-------- Data excerpt --------

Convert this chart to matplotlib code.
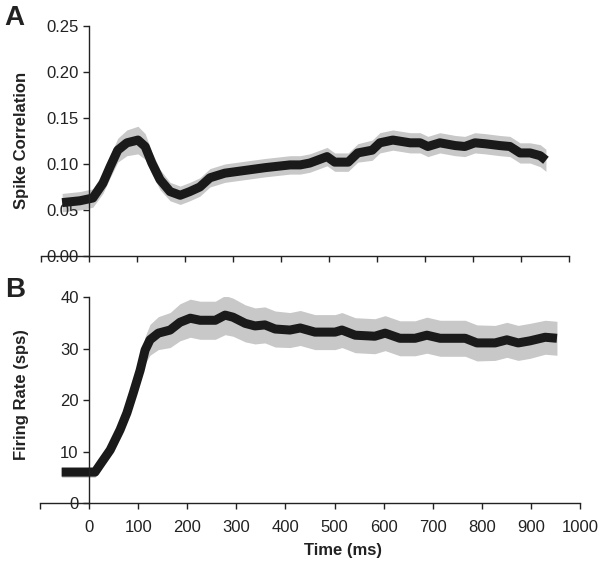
import matplotlib
matplotlib.use('Agg')
import matplotlib.pyplot as plt
import numpy as np

plt.rcParams['font.family'] = ['Liberation Sans', 'DejaVu Sans']

# panel A: spike correlation
t_corr = [-56, -19, 8, 29, 44, 60, 79, 102, 117, 131, 148, 169, 190, 210, 231, 252, 283, 325, 367,
          419, 440, 460, 496, 512, 540, 560, 590, 606, 633, 669, 690, 706, 731, 763, 783, 804, 825,
          856, 877, 898, 919, 940, 952]
corr = [0.058, 0.060, 0.063, 0.079, 0.097, 0.115, 0.123, 0.126, 0.119, 0.101, 0.083, 0.070, 0.066,
        0.070, 0.075, 0.085, 0.090, 0.093, 0.096, 0.099, 0.099, 0.101, 0.108, 0.102, 0.102, 0.112,
        0.115, 0.123, 0.126, 0.123, 0.123, 0.119, 0.123, 0.120, 0.119, 0.123, 0.122, 0.120, 0.119,
        0.112, 0.112, 0.109, 0.104]
corr_err = [0.010, 0.010, 0.010, 0.011, 0.012, 0.013, 0.014, 0.015, 0.014, 0.012, 0.011, 0.010, 0.010,
            0.010, 0.010, 0.010, 0.010, 0.010, 0.010, 0.010, 0.010, 0.010, 0.010, 0.010, 0.010, 0.010,
            0.011, 0.011, 0.011, 0.011, 0.011, 0.011, 0.011, 0.011, 0.011, 0.011, 0.011, 0.011, 0.011,
            0.011, 0.011, 0.012, 0.012]

# panel B: firing rate
t_rate = [-56, 12, 22, 43, 63, 77, 90, 104, 114, 124, 141, 165, 185, 206, 226, 257, 277, 293, 318,
          338, 358, 379, 409, 430, 460, 501, 515, 542, 582, 603, 633, 664, 688, 715, 766, 790, 827,
          851, 874, 898, 929, 953]
rate = [6.0, 6.0, 7.4, 10.3, 14.2, 17.5, 21.4, 25.8, 29.7, 31.7, 33.0, 33.6, 35.1, 35.9, 35.5, 35.5,
        36.5, 36.1, 34.9, 34.4, 34.6, 33.8, 33.6, 34.0, 33.2, 33.2, 33.6, 32.6, 32.4, 33.0, 32.0, 32.0,
        32.6, 32.0, 32.0, 31.1, 31.1, 31.7, 31.1, 31.5, 32.2, 32.0]
rate_err = [1.0, 1.0, 1.0, 1.2, 1.4, 1.6, 1.8, 2.2, 2.6, 3.0, 3.2, 3.4, 3.6, 3.7, 3.7, 3.7, 3.8, 3.7,
            3.6, 3.5, 3.5, 3.5, 3.4, 3.4, 3.4, 3.4, 3.4, 3.4, 3.4, 3.4, 3.4, 3.4, 3.5, 3.5, 3.5, 3.5,
            3.4, 3.4, 3.4, 3.4, 3.3, 3.3]

x_ticks = list(range(-100, 1001, 100))
x_labels = [''] + [str(v) for v in range(0, 1001, 100)]
ink = '#222222'

fig = plt.figure(figsize=(6, 5.61), dpi=100)
ax1 = fig.add_axes([0.0683, 0.5437, 0.88, 0.41])
ax2 = fig.add_axes([0.0667, 0.1034, 0.90, 0.367])


def style(ax):
    ax.spines['top'].set_visible(False)
    ax.spines['right'].set_visible(False)
    ax.spines['left'].set_position(('data', 0))
    for s in ('left', 'bottom'):
        ax.spines[s].set_color(ink)
        ax.spines[s].set_linewidth(1.0)
    ax.tick_params(direction='out', length=4, width=1.0, colors=ink,
                   labelsize=12, labelcolor=ink)
    ax.set_xlim(-100, 1000)
    ax.set_xticks(x_ticks)


for ax, t, y, e in ((ax1, t_corr, corr, corr_err), (ax2, t_rate, rate, rate_err)):
    t = np.array(t)
    y = np.array(y)
    e = np.array(e)
    ax.fill_between(t, y - e, y + e, color='#c8c8c8', linewidth=0)
    ax.plot(t, y, color='#1a1a1a', linewidth=6.5, solid_capstyle='butt')
    style(ax)

ax1.set_ylim(0, 0.25)
ax1.set_yticks([0, 0.05, 0.10, 0.15, 0.20, 0.25])
ax1.set_yticklabels(['0.00', '0.05', '0.10', '0.15', '0.20', '0.25'])
ax1.set_xticklabels([])

ax2.set_ylim(0, 40)
ax2.set_yticks([0, 10, 20, 30, 40])
ax2.set_xticklabels(x_labels)
ax2.tick_params(axis='x', pad=8)

# axis titles at fixed figure positions
fig.text(22 / 600, 1 - 140 / 561, 'Spike Correlation', rotation=90, fontsize=12,
         fontweight='bold', color=ink, ha='center', va='center')
fig.text(22 / 600, 1 - 395 / 561, 'Firing Rate (sps)', rotation=90, fontsize=12,
         fontweight='bold', color=ink, ha='center', va='center')
fig.text(343 / 600, 1 - 550 / 561, 'Time (ms)', fontsize=12, fontweight='bold',
         color=ink, ha='center', va='center')

fig.text(0.008, 1 - 18 / 561, 'A', fontsize=20, fontweight='bold', va='center', color=ink)
fig.text(0.008, 1 - 290 / 561, 'B', fontsize=20, fontweight='bold', va='center', color=ink)

fig.savefig('out.png', dpi=100)
plt.close(fig)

--------

▸ **Required task**
Leave the pictures out and reproduce exactly the lines from the top of the listing above through the line with "ax2 = fig.add_axes([0.0667, 0.1034, 0.90, 0.367])".

▸ **Solution to the exercise**
Convert this chart to matplotlib code.
import matplotlib
matplotlib.use('Agg')
import matplotlib.pyplot as plt
import numpy as np

plt.rcParams['font.family'] = ['Liberation Sans', 'DejaVu Sans']

# panel A: spike correlation
t_corr = [-56, -19, 8, 29, 44, 60, 79, 102, 117, 131, 148, 169, 190, 210, 231, 252, 283, 325, 367,
          419, 440, 460, 496, 512, 540, 560, 590, 606, 633, 669, 690, 706, 731, 763, 783, 804, 825,
          856, 877, 898, 919, 940, 952]
corr = [0.058, 0.060, 0.063, 0.079, 0.097, 0.115, 0.123, 0.126, 0.119, 0.101, 0.083, 0.070, 0.066,
        0.070, 0.075, 0.085, 0.090, 0.093, 0.096, 0.099, 0.099, 0.101, 0.108, 0.102, 0.102, 0.112,
        0.115, 0.123, 0.126, 0.123, 0.123, 0.119, 0.123, 0.120, 0.119, 0.123, 0.122, 0.120, 0.119,
        0.112, 0.112, 0.109, 0.104]
corr_err = [0.010, 0.010, 0.010, 0.011, 0.012, 0.013, 0.014, 0.015, 0.014, 0.012, 0.011, 0.010, 0.010,
            0.010, 0.010, 0.010, 0.010, 0.010, 0.010, 0.010, 0.010, 0.010, 0.010, 0.010, 0.010, 0.010,
            0.011, 0.011, 0.011, 0.011, 0.011, 0.011, 0.011, 0.011, 0.011, 0.011, 0.011, 0.011, 0.011,
            0.011, 0.011, 0.012, 0.012]

# panel B: firing rate
t_rate = [-56, 12, 22, 43, 63, 77, 90, 104, 114, 124, 141, 165, 185, 206, 226, 257, 277, 293, 318,
          338, 358, 379, 409, 430, 460, 501, 515, 542, 582, 603, 633, 664, 688, 715, 766, 790, 827,
          851, 874, 898, 929, 953]
rate = [6.0, 6.0, 7.4, 10.3, 14.2, 17.5, 21.4, 25.8, 29.7, 31.7, 33.0, 33.6, 35.1, 35.9, 35.5, 35.5,
        36.5, 36.1, 34.9, 34.4, 34.6, 33.8, 33.6, 34.0, 33.2, 33.2, 33.6, 32.6, 32.4, 33.0, 32.0, 32.0,
        32.6, 32.0, 32.0, 31.1, 31.1, 31.7, 31.1, 31.5, 32.2, 32.0]
rate_err = [1.0, 1.0, 1.0, 1.2, 1.4, 1.6, 1.8, 2.2, 2.6, 3.0, 3.2, 3.4, 3.6, 3.7, 3.7, 3.7, 3.8, 3.7,
            3.6, 3.5, 3.5, 3.5, 3.4, 3.4, 3.4, 3.4, 3.4, 3.4, 3.4, 3.4, 3.4, 3.4, 3.5, 3.5, 3.5, 3.5,
            3.4, 3.4, 3.4, 3.4, 3.3, 3.3]

x_ticks = list(range(-100, 1001, 100))
x_labels = [''] + [str(v) for v in range(0, 1001, 100)]
ink = '#222222'

fig = plt.figure(figsize=(6, 5.61), dpi=100)
ax1 = fig.add_axes([0.0683, 0.5437, 0.88, 0.41])
ax2 = fig.add_axes([0.0667, 0.1034, 0.90, 0.367])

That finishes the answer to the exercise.